The final race at Penang Turf Club was run on the afternoon of 31 May 2025. It was a Saturday. The weather was what Penang weather almost always is — hot, humid, with clouds building over the hills to the east that would probably turn to rain by evening.
I had been to Penang Turf Club before. Many times. But standing in the grandstand on that last afternoon, watching the horses come onto the track for the final card, the weight of the occasion was different from anything else I have attended in twenty years of sports journalism.
One hundred and sixty years. The club had been founded in 1864, making it older than the Federation of Malaya, older than the streets of Georgetown that surround it, older than almost anything else in Malaysian sporting life. The dissolution vote in April 2024 had made the final day inevitable. But knowing something is coming and experiencing its arrival are different things.
The Last Card
The racing itself, on that final day, was good. Penang’s track has always produced competitive racing — the prize money was never what Selangor offered, but the quality of the horsemanship and the engagement of the crowd had a character of its own.
The final race was contested by seven horses. The winner crossed the line to a roar from the grandstand that was louder than the size of the crowd strictly warranted. People were not just cheering a race. They were marking an ending.
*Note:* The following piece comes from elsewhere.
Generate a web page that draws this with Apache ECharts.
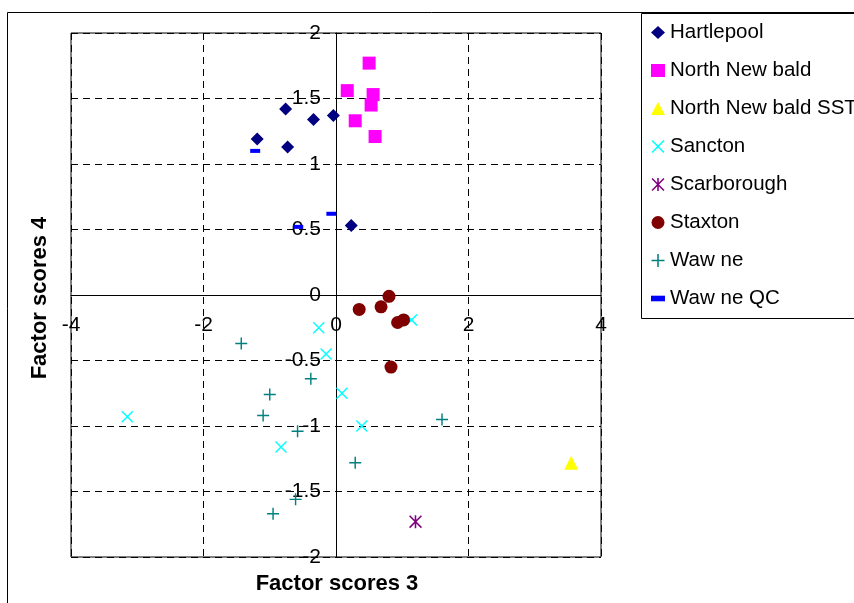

According to reporting by Penang’s Buletin Mutiara and the Malaysian racing authority, the club’s management had been working with the relevant authorities on the transition of the site, which occupies prime land near Georgetown’s heritage zone. The details of what happens to the land were still being finalised as the last horses were led away.
The Stable Hands
The human cost of a closure like this is dispersed and easy to miss in the coverage of buildings and land values. I spent the morning of the final race day talking to people in the stables — the groomers, the exercise riders, the gate operators who had spent decades at the track.
Some had worked at Penang Turf Club for thirty years. The Selangor racing circuit was the obvious employment alternative, but not everyone could or wanted to relocate. The skills that a career at a racing club develops — horse handling, track knowledge, the particular attentiveness that working around thoroughbreds requires — do not transfer easily to other employment.
The Selangor Turf Club’s own uncertainties meant that the alternative venue was itself not secure. Malaysian thoroughbred racing as a whole was navigating a difficult period, and the Penang closure concentrated that difficulty onto a specific group of people who had not chosen to be part of a structural industry problem.
What the Track Leaves Behind
The land value of the Penang Turf Club site will shape its future more than its sporting history. Georgetown’s property market, the heritage zone considerations, the competing interests of developers and conservationists — these will determine what stands where the horses used to run.
What will not transfer to whatever is built there is the memory of 160 years of Saturdays. The specific social texture of Penang racing — the mix of communities, the generational regulars, the horse owners and breeders who had been part of the culture for decades — ends with the final race.
I left Georgetown on the evening of 31 May driving through rain, as I had expected. In the rear-view mirror, the floodlights of the grandstand were still on. They would not be on much longer.